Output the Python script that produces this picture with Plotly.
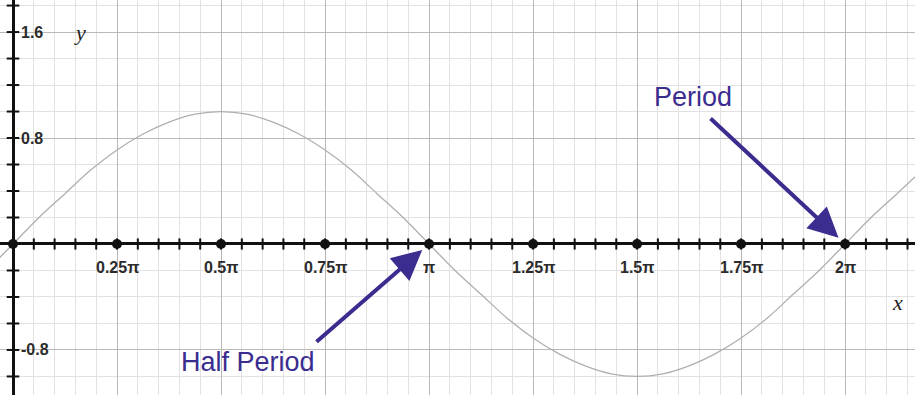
import numpy as np
import plotly.graph_objects as go

# Curve samples, x in multiples of pi
X_PI = [-0.0625, 0.0, 0.0625, 0.125, 0.1875, 0.25, 0.3125, 0.375, 0.4375, 0.5,
        0.5625, 0.625, 0.6875, 0.75, 0.8125, 0.875, 0.9375, 1.0,
        1.0625, 1.125, 1.1875, 1.25, 1.3125, 1.375, 1.4375, 1.5,
        1.5625, 1.625, 1.6875, 1.75, 1.8125, 1.875, 1.9375, 2.0,
        2.0625, 2.125, 2.1875, 2.25]
Y_VAL = [-0.20, 0.0, 0.20, 0.38, 0.56, 0.71, 0.83, 0.92, 0.98, 1.00,
         0.98, 0.92, 0.83, 0.71, 0.56, 0.38, 0.20, 0.0,
         -0.20, -0.38, -0.56, -0.71, -0.83, -0.92, -0.98, -1.00,
         -0.98, -0.92, -0.83, -0.71, -0.56, -0.38, -0.20, 0.0,
         0.20, 0.38, 0.56, 0.71]

X_TICKS = [0.25, 0.5, 0.75, 1.0, 1.25, 1.5, 1.75, 2.0]
X_TICK_TEXT = ["0.25π", "0.5π", "0.75π", "π", "1.25π", "1.5π", "1.75π", "2π"]
Y_TICKS = [1.6, 0.8, -0.8]
Y_TICK_TEXT = ["1.6", "0.8", "-0.8"]

HALF_PERIOD = 1.0
PERIOD = 2.0

X_RANGE = [-0.03125, 2.168]
Y_RANGE = [-1.14, 1.842]

INK = "#3a2d8f"
TICK_FONT = dict(family="Liberation Sans, Arial, sans-serif", size=16, color="#2b2b2b", weight="bold")

fig = go.Figure()

# sine curve
fig.add_trace(go.Scatter(x=X_PI, y=Y_VAL, mode="lines", line=dict(color="#b3aeae", width=1.3, shape="spline"),
                         hoverinfo="skip", showlegend=False))

# small tick marks on the axes
minor_x = np.round(np.arange(0.05, 2.2, 0.05), 3)
fig.add_trace(go.Scatter(x=minor_x, y=[0] * len(minor_x), mode="markers",
                         marker=dict(symbol="line-ns-open", size=8, color="#111", line=dict(color="#111", width=2)),
                         hoverinfo="skip", showlegend=False))
minor_y = [v for v in np.round(np.arange(-1.2, 1.9, 0.2), 3) if abs(v) > 1e-9]
fig.add_trace(go.Scatter(x=[0] * len(minor_y), y=minor_y, mode="markers",
                         marker=dict(symbol="line-ew-open", size=9, color="#111", line=dict(color="#111", width=2)),
                         hoverinfo="skip", showlegend=False))
# dots at the labelled x ticks and the origin
fig.add_trace(go.Scatter(x=[0] + X_TICKS, y=[0] * (len(X_TICKS) + 1), mode="markers",
                         marker=dict(symbol="circle", size=10, color="#111"),
                         hoverinfo="skip", showlegend=False))

annotations = []
for xv, txt in zip(X_TICKS, X_TICK_TEXT):
    annotations.append(dict(x=xv, y=0, text=txt, showarrow=False, xanchor="center", yanchor="top",
                            yshift=-13, font=TICK_FONT))
for yv, txt in zip(Y_TICKS, Y_TICK_TEXT):
    annotations.append(dict(x=0, y=yv, text=txt, showarrow=False, xanchor="left", yanchor="middle",
                            xshift=6, font=TICK_FONT))

# axis names
axis_font = dict(family="Liberation Serif, Times New Roman, serif", size=22, color="#222")
annotations.append(dict(x=0.161, y=1.6, text="<i>y</i>", showarrow=False, xanchor="center", yanchor="middle",
                        font=axis_font))
annotations.append(dict(x=2.125, y=-0.445, text="<i>x</i>", showarrow=False, xanchor="center", yanchor="middle",
                        font=axis_font))

# labelled arrows
label_font = dict(family="Liberation Sans, Arial, sans-serif", size=27, color=INK)
arrow_style = dict(showarrow=True, arrowhead=2, arrowsize=1.5, arrowwidth=4, arrowcolor=INK, standoff=9)
annotations.append(dict(x=1.635, y=1.11, text="Period", showarrow=False, font=label_font,
                        xanchor="center", yanchor="middle"))
annotations.append(dict(x=PERIOD, y=0, ax=1.673, ay=0.958, axref="x", ayref="y", text="", **arrow_style))
annotations.append(dict(x=0.565, y=-0.89, text="Half Period", showarrow=False, font=label_font,
                        xanchor="center", yanchor="middle"))
annotations.append(dict(x=HALF_PERIOD, y=0, ax=0.726, ay=-0.747, axref="x", ayref="y", text="", **arrow_style))

fig.update_layout(
    width=915, height=395,
    margin=dict(l=0, r=0, t=0, b=0),
    paper_bgcolor="white", plot_bgcolor="white",
    annotations=annotations,
    xaxis=dict(range=X_RANGE, tick0=0, dtick=0.25, showticklabels=False, ticks="",
               showgrid=True, gridcolor="#bdb8b8", gridwidth=1,
               minor=dict(dtick=0.05, tick0=0, showgrid=True, gridcolor="#e3e1e1", gridwidth=1),
               zeroline=True, zerolinecolor="#111", zerolinewidth=3, fixedrange=True),
    yaxis=dict(range=Y_RANGE, tick0=0, dtick=0.8, showticklabels=False, ticks="",
               showgrid=True, gridcolor="#bdb8b8", gridwidth=1,
               minor=dict(dtick=0.2, tick0=0, showgrid=True, gridcolor="#e3e1e1", gridwidth=1),
               zeroline=True, zerolinecolor="#111", zerolinewidth=3, fixedrange=True),
)

fig.write_html("out.html")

————————

WRITTEN PROBLEM
Copy out each line word for word, please, skipping the images.

RESULT OF THE EXERCISE
Output the Python script that produces this picture with Plotly.
import numpy as np
import plotly.graph_objects as go

# Curve samples, x in multiples of pi
X_PI = [-0.0625, 0.0, 0.0625, 0.125, 0.1875, 0.25, 0.3125, 0.375, 0.4375, 0.5,
        0.5625, 0.625, 0.6875, 0.75, 0.8125, 0.875, 0.9375, 1.0,
        1.0625, 1.125, 1.1875, 1.25, 1.3125, 1.375, 1.4375, 1.5,
        1.5625, 1.625, 1.6875, 1.75, 1.8125, 1.875, 1.9375, 2.0,
        2.0625, 2.125, 2.1875, 2.25]
Y_VAL = [-0.20, 0.0, 0.20, 0.38, 0.56, 0.71, 0.83, 0.92, 0.98, 1.00,
         0.98, 0.92, 0.83, 0.71, 0.56, 0.38, 0.20, 0.0,
         -0.20, -0.38, -0.56, -0.71, -0.83, -0.92, -0.98, -1.00,
         -0.98, -0.92, -0.83, -0.71, -0.56, -0.38, -0.20, 0.0,
         0.20, 0.38, 0.56, 0.71]

X_TICKS = [0.25, 0.5, 0.75, 1.0, 1.25, 1.5, 1.75, 2.0]
X_TICK_TEXT = ["0.25π", "0.5π", "0.75π", "π", "1.25π", "1.5π", "1.75π", "2π"]
Y_TICKS = [1.6, 0.8, -0.8]
Y_TICK_TEXT = ["1.6", "0.8", "-0.8"]

HALF_PERIOD = 1.0
PERIOD = 2.0

X_RANGE = [-0.03125, 2.168]
Y_RANGE = [-1.14, 1.842]

INK = "#3a2d8f"
TICK_FONT = dict(family="Liberation Sans, Arial, sans-serif", size=16, color="#2b2b2b", weight="bold")

fig = go.Figure()

# sine curve
fig.add_trace(go.Scatter(x=X_PI, y=Y_VAL, mode="lines", line=dict(color="#b3aeae", width=1.3, shape="spline"),
                         hoverinfo="skip", showlegend=False))

# small tick marks on the axes
minor_x = np.round(np.arange(0.05, 2.2, 0.05), 3)
fig.add_trace(go.Scatter(x=minor_x, y=[0] * len(minor_x), mode="markers",
                         marker=dict(symbol="line-ns-open", size=8, color="#111", line=dict(color="#111", width=2)),
                         hoverinfo="skip", showlegend=False))
minor_y = [v for v in np.round(np.arange(-1.2, 1.9, 0.2), 3) if abs(v) > 1e-9]
fig.add_trace(go.Scatter(x=[0] * len(minor_y), y=minor_y, mode="markers",
                         marker=dict(symbol="line-ew-open", size=9, color="#111", line=dict(color="#111", width=2)),
                         hoverinfo="skip", showlegend=False))
# dots at the labelled x ticks and the origin
fig.add_trace(go.Scatter(x=[0] + X_TICKS, y=[0] * (len(X_TICKS) + 1), mode="markers",
                         marker=dict(symbol="circle", size=10, color="#111"),
                         hoverinfo="skip", showlegend=False))

annotations = []
for xv, txt in zip(X_TICKS, X_TICK_TEXT):
    annotations.append(dict(x=xv, y=0, text=txt, showarrow=False, xanchor="center", yanchor="top",
                            yshift=-13, font=TICK_FONT))
for yv, txt in zip(Y_TICKS, Y_TICK_TEXT):
    annotations.append(dict(x=0, y=yv, text=txt, showarrow=False, xanchor="left", yanchor="middle",
                            xshift=6, font=TICK_FONT))

# axis names
axis_font = dict(family="Liberation Serif, Times New Roman, serif", size=22, color="#222")
annotations.append(dict(x=0.161, y=1.6, text="<i>y</i>", showarrow=False, xanchor="center", yanchor="middle",
                        font=axis_font))
annotations.append(dict(x=2.125, y=-0.445, text="<i>x</i>", showarrow=False, xanchor="center", yanchor="middle",
                        font=axis_font))

# labelled arrows
label_font = dict(family="Liberation Sans, Arial, sans-serif", size=27, color=INK)
arrow_style = dict(showarrow=True, arrowhead=2, arrowsize=1.5, arrowwidth=4, arrowcolor=INK, standoff=9)
annotations.append(dict(x=1.635, y=1.11, text="Period", showarrow=False, font=label_font,
                        xanchor="center", yanchor="middle"))
annotations.append(dict(x=PERIOD, y=0, ax=1.673, ay=0.958, axref="x", ayref="y", text="", **arrow_style))
annotations.append(dict(x=0.565, y=-0.89, text="Half Period", showarrow=False, font=label_font,
                        xanchor="center", yanchor="middle"))
annotations.append(dict(x=HALF_PERIOD, y=0, ax=0.726, ay=-0.747, axref="x", ayref="y", text="", **arrow_style))

fig.update_layout(
    width=915, height=395,
    margin=dict(l=0, r=0, t=0, b=0),
    paper_bgcolor="white", plot_bgcolor="white",
    annotations=annotations,
    xaxis=dict(range=X_RANGE, tick0=0, dtick=0.25, showticklabels=False, ticks="",
               showgrid=True, gridcolor="#bdb8b8", gridwidth=1,
               minor=dict(dtick=0.05, tick0=0, showgrid=True, gridcolor="#e3e1e1", gridwidth=1),
               zeroline=True, zerolinecolor="#111", zerolinewidth=3, fixedrange=True),
    yaxis=dict(range=Y_RANGE, tick0=0, dtick=0.8, showticklabels=False, ticks="",
               showgrid=True, gridcolor="#bdb8b8", gridwidth=1,
               minor=dict(dtick=0.2, tick0=0, showgrid=True, gridcolor="#e3e1e1", gridwidth=1),
               zeroline=True, zerolinecolor="#111", zerolinewidth=3, fixedrange=True),
)

fig.write_html("out.html")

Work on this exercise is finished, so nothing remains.